L'ex-présidente de l'Université des Antilles Corinne Mencé-Caster règle ses comptes dans un livre

Corinne Mencé-Caster occupe aujourd’hui la chaire de linguistique hispanique à l’Université de Paris IV-Sorbonne.
Actuellement professeur à La Sorbonne, la Martiniquaise Corinne Mencé-Caster, ancienne présidente de l’Université des Antilles et de la Guyane (UAG), revient dans un roman à clé sur quatre années mouvementées à la direction de cette institution.
Pour être exact, le nouvel ouvrage de Corinne Mencé-Caster n’est à pas proprement parler un roman. C’est plutôt un récit ou un témoignage, rapporté de manière limpide et parfois ironique par celle qui fut pendant quatre ans présidente de l’Université des Antilles et de la Guyane (UAG). Un poste à haut risque, comme on le voit dans le livre, politiquement, professionnellement et psychologiquement parlant. Sur le plan humain, cela laisse forcément des traces, et de cela Corinne Mencé-Caster, aujourd’hui professeur à La Sorbonne, n’en fait pas mystère.

Pour ceux qui ont suivi les diverses péripéties et affaires ayant entaché la réputation de l’ex-UAG, devenue Université des Antilles, il sera facile de reconnaître les divers protagonistes du livre. Dont le personnage central, un certain Félix Talisman, dit également "le Défenestreur", "parce qu’il a passé une de ses maîtresses par la fenêtre de son bureau, sans être inquiété par la justice pour cet acte odieux !", écrit l’auteur. Le récit raconte par le menu l’histoire de l’organisation d’une résistance à ce "gourou", qui règne d’une main de maître sur l’université, au clientélisme et à la corruption qui y règnent.

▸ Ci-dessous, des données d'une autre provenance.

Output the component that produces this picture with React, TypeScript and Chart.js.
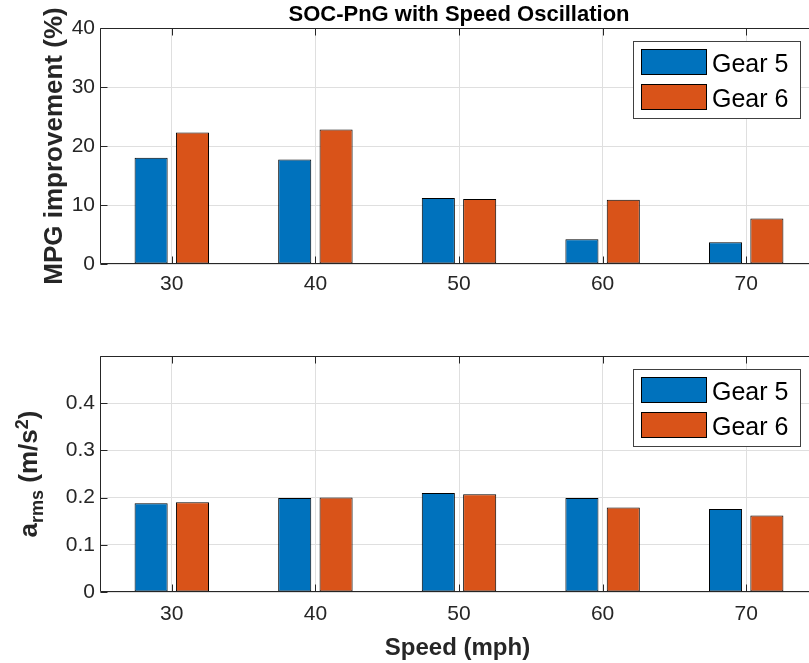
import React, { useEffect, useRef } from 'react';
import { Chart, registerables } from 'chart.js';

Chart.register(...registerables);

// ---- Data ----
const speedCategories = ['30', '40', '50', '60', '70'];
const seriesLabels = ['Gear 5', 'Gear 6'];
const mpgGear5 = [18.0, 17.7, 11.2, 4.2, 3.7];
const mpgGear6 = [22.3, 22.8, 11.0, 10.9, 7.7];
const armsGear5 = [0.188, 0.199, 0.21, 0.199, 0.176];
const armsGear6 = [0.19, 0.2, 0.207, 0.179, 0.162];
const mpgTicks = [0, 10, 20, 30, 40];
const armsTicks = [0, 0.1, 0.2, 0.3, 0.4, 0.5];
const armsTickLabels = ['0', '0.1', '0.2', '0.3', '0.4', ''];

const FONT = '"Liberation Sans", Arial, Helvetica, sans-serif';
const BLUE = '#0072BD';
const ORANGE = '#D95319';
const AXIS = '#262626';
const GRID = '#dfdfdf';

const framePlugin = {
  id: 'frame',
  afterDatasetsDraw(chart: any) {
    const { ctx, chartArea } = chart;
    const { left, right, top, bottom } = chartArea;
    ctx.save();
    ctx.strokeStyle = AXIS;
    ctx.lineWidth = 1;
    const L = Math.round(left) + 0.5;
    const R = Math.round(right) - 0.5;
    const T = Math.round(top) + 0.5;
    const B = Math.round(bottom) - 0.5;
    ctx.beginPath();
    ctx.rect(L, T, R - L, B - T);
    ctx.stroke();
    const tl = 7;
    const xs = chart.scales.x;
    xs.ticks.forEach((_: any, i: number) => {
      const px = Math.round(xs.getPixelForTick(i)) + 0.5;
      ctx.beginPath();
      ctx.moveTo(px, B);
      ctx.lineTo(px, B - tl);
      ctx.moveTo(px, T);
      ctx.lineTo(px, T + tl);
      ctx.stroke();
    });
    const ys = chart.scales.y;
    ys.ticks.forEach((t: any) => {
      const py = Math.round(ys.getPixelForValue(t.value)) + 0.5;
      ctx.beginPath();
      ctx.moveTo(L, py);
      ctx.lineTo(L + tl, py);
      ctx.moveTo(R, py);
      ctx.lineTo(R - tl, py);
      ctx.stroke();
    });
    ctx.restore();
  },
};

const legendPlugin = {
  id: 'boxLegend',
  afterDraw(chart: any) {
    const { ctx, chartArea } = chart;
    const bw = 167;
    const bh = 77;
    const bx = Math.round(chartArea.right - 18 - bw) + 0.5;
    const by = Math.round(chartArea.top + 13) + 0.5;
    ctx.save();
    ctx.fillStyle = '#fff';
    ctx.fillRect(bx, by, bw, bh);
    ctx.strokeStyle = '#404040';
    ctx.lineWidth = 1;
    ctx.strokeRect(bx, by, bw, bh);
    chart.data.datasets.forEach((ds: any, i: number) => {
      const sy = by + 7.5 + i * 35.3;
      const sx = bx + 7;
      ctx.fillStyle = ds.backgroundColor;
      ctx.fillRect(Math.round(sx), Math.round(sy), 66, 26);
      ctx.strokeStyle = '#000';
      ctx.strokeRect(Math.round(sx) + 0.5, Math.round(sy) + 0.5, 65, 25);
      ctx.fillStyle = '#000';
      ctx.font = `25px ${FONT}`;
      ctx.textAlign = 'left';
      ctx.textBaseline = 'alphabetic';
      ctx.fillText(ds.label, bx + 78.5, sy + 23);
    });
    ctx.restore();
  },
};

const topLabelsPlugin = {
  id: 'topLabels',
  afterDraw(chart: any) {
    const { ctx, chartArea } = chart;
    ctx.save();
    ctx.fillStyle = '#000';
    ctx.font = `bold 22px ${FONT}`;
    ctx.textAlign = 'center';
    ctx.textBaseline = 'alphabetic';
    ctx.fillText('SOC-PnG with Speed Oscillation', (chartArea.left + chartArea.right) / 2, 21);
    ctx.fillStyle = AXIS;
    ctx.font = `bold 26px ${FONT}`;
    ctx.translate(62, (chartArea.top + chartArea.bottom) / 2);
    ctx.rotate(-Math.PI / 2);
    ctx.fillText('MPG improvement (%)', 0, 0);
    ctx.restore();
  },
};

const bottomLabelsPlugin = {
  id: 'bottomLabels',
  afterDraw(chart: any) {
    const { ctx, chartArea } = chart;
    ctx.save();
    ctx.fillStyle = AXIS;
    ctx.font = `bold 24px ${FONT}`;
    ctx.textAlign = 'center';
    ctx.textBaseline = 'alphabetic';
    ctx.fillText('Speed (mph)', (chartArea.left + chartArea.right) / 2 - 1.5, 355);

    // y label with sub/superscripts: a_{rms} (m/s^2)
    const parts = [
      { t: 'a', size: 26, dy: 0 },
      { t: 'rms', size: 18, dy: 6.6 },
      { t: ' (m/s', size: 26, dy: 0 },
      { t: '2', size: 18, dy: -9 },
      { t: ')', size: 26, dy: 0 },
    ];
    let total = 0;
    const widths = parts.map((p) => {
      ctx.font = `bold ${p.size}px ${FONT}`;
      const w = ctx.measureText(p.t).width;
      total += w;
      return w;
    });
    ctx.translate(36.7, (chartArea.top + chartArea.bottom) / 2);
    ctx.rotate(-Math.PI / 2);
    ctx.textAlign = 'left';
    let x = -total / 2;
    parts.forEach((p, i) => {
      ctx.font = `bold ${p.size}px ${FONT}`;
      ctx.fillText(p.t, x, p.dy);
      x += widths[i];
    });
    ctx.restore();
  },
};

function makeDatasets(a: number[], b: number[]) {
  const common = {
    borderColor: '#000',
    borderWidth: 1,
    borderSkipped: false,
    categoryPercentage: 0.576,
    barPercentage: 0.8,
  };
  return [
    { label: seriesLabels[0], data: a, backgroundColor: BLUE, ...common },
    { label: seriesLabels[1], data: b, backgroundColor: ORANGE, ...common },
  ];
}

function makeConfig(opts: {
  a: number[];
  b: number[];
  ticks: number[];
  tickLabels?: string[];
  max: number;
  padTop: number;
  xHeight: number;
  xPad: number;
  extra: any[];
}) {
  return {
    type: 'bar',
    data: { labels: speedCategories, datasets: makeDatasets(opts.a, opts.b) },
    options: {
      responsive: false,
      animation: false,
      devicePixelRatio: 1,
      layout: { padding: { top: opts.padTop, right: 12, left: 0, bottom: 0 } },
      plugins: {
        legend: { display: false },
        title: { display: false },
        tooltip: { enabled: false },
      },
      scales: {
        x: {
          grid: { color: GRID, offset: false, drawTicks: false },
          border: { display: false },
          ticks: { font: { family: FONT, size: 21 }, color: AXIS, padding: opts.xPad },
          afterFit: (s: any) => {
            s.height = opts.xHeight;
          },
        },
        y: {
          min: 0,
          max: opts.max,
          grid: { color: GRID, drawTicks: false },
          border: { display: false },
          ticks: {
            font: { family: FONT, size: 21 },
            color: AXIS,
            padding: 5,
            callback: (v: any, i: number) =>
              opts.tickLabels ? opts.tickLabels[i] : String(opts.ticks[i]),
          },
          afterBuildTicks: (s: any) => {
            s.ticks = opts.ticks.map((v) => ({ value: v }));
          },
          afterFit: (s: any) => {
            s.width = 100;
          },
        },
      },
    },
    plugins: [framePlugin, legendPlugin, ...opts.extra],
  };
}

function ChartCanvas({ config, width, height, top }: any) {
  const ref = useRef<HTMLCanvasElement>(null);
  useEffect(() => {
    if (!ref.current) return;
    const chart = new Chart(ref.current, config);
    return () => chart.destroy();
  }, []);
  return (
    <canvas
      ref={ref}
      width={width}
      height={height}
      style={{ position: 'absolute', left: 0, top, width, height }}
    />
  );
}

export default function App() {
  const topConfig = makeConfig({
    a: mpgGear5,
    b: mpgGear6,
    ticks: mpgTicks,
    max: 40,
    padTop: 28,
    xHeight: 36,
    xPad: 8,
    extra: [topLabelsPlugin],
  });
  const bottomConfig = makeConfig({
    a: armsGear5,
    b: armsGear6,
    ticks: armsTicks,
    tickLabels: armsTickLabels,
    max: 0.5,
    padTop: 56,
    xHeight: 71,
    xPad: 10,
    extra: [bottomLabelsPlugin],
  });
  return (
    <div
      style={{
        position: 'fixed',
        left: 0,
        top: 0,
        width: 809,
        height: 663,
        overflow: 'hidden',
        background: '#fff',
      }}
    >
      <ChartCanvas config={topConfig} width={830} height={300} top={0} />
      <ChartCanvas config={bottomConfig} width={830} height={363} top={300} />
    </div>
  );
}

Les "griffeurs" et l'imposteur  

Entouré de personnes qui lui sont redevables, baptisées les "griffeurs", l’imposteur Félix Talisman jouit aussi d’un "impressionnant carnet d’adresses, et de sa familière fréquentation du grand-chef du duché, des plus grosses fortunes de Mada (la Martinique, ndlr)". Chercheur sans avoir jamais signé "aucun article en tant qu’auteur unique, ni en tant que premier auteur", il dirige un laboratoire de recherches, le "Caribmia", que d’aucuns reconnaîtront aisément.

Au fil des pages, le constat de Corinne Mencé-Caster s’avère amer : "Je n’avais jamais, pas même une fois, considéré l’université comme un lieu où l’on pouvait grassement arrondir ses fins de mois, obtenir des avantages en nature, (lignes téléphoniques, repas au restaurant, billets d’avion, taxis, séjours en hôtels, etc.) et se créer tout un réseau de gens bien placés".

Un constat impitoyable

Ce constat est parfois même impitoyable sur les dérives d’une université "occidentale" sous les tropiques, et notamment de "la prétendue coopération universitaire avec les pays voisins, où tous ces messieurs se précipitent. Mais pour faire quoi ? Les voilà, soudain, jouant les grands princes noirs. Européens du Caribe : revêtus de l’habit du colon et venant faire la leçon à tous ces pays indépendants, en leur vendant un savoir qu’ils n’ont même pas pris la peine d’actualiser ni de contextualiser, sans aucune conscience de l’absurdité de leur posture. Ils trichent, fraudent, séduisent les femmes de ces contrées pauvres, et parlent aux hommes en patrons autoritaires. Le tout est d’avoir la posture, de voyager, de forniquer aussi"

Au final, l’ouvrage de Corinne Mencé-Caster représente non seulement le témoignage éclairant d’un engagement contre la corruption et le chantage dans une institution française, mais c’est aussi le récit d’une femme qui a dû se battre, bien souvent seule, face au harcèlement sexiste et au machisme, mené par une oligarchie protégée par des réseaux hauts placés. Sur le plan déontologique, le système universitaire, en tout cas aux Antilles-Guyane, a encore du pain sur la planche.

Corinne Mencé-Caster, "Le talisman de la présidente" – éditions Ecriture, 235 pages. Prix : 18 euros.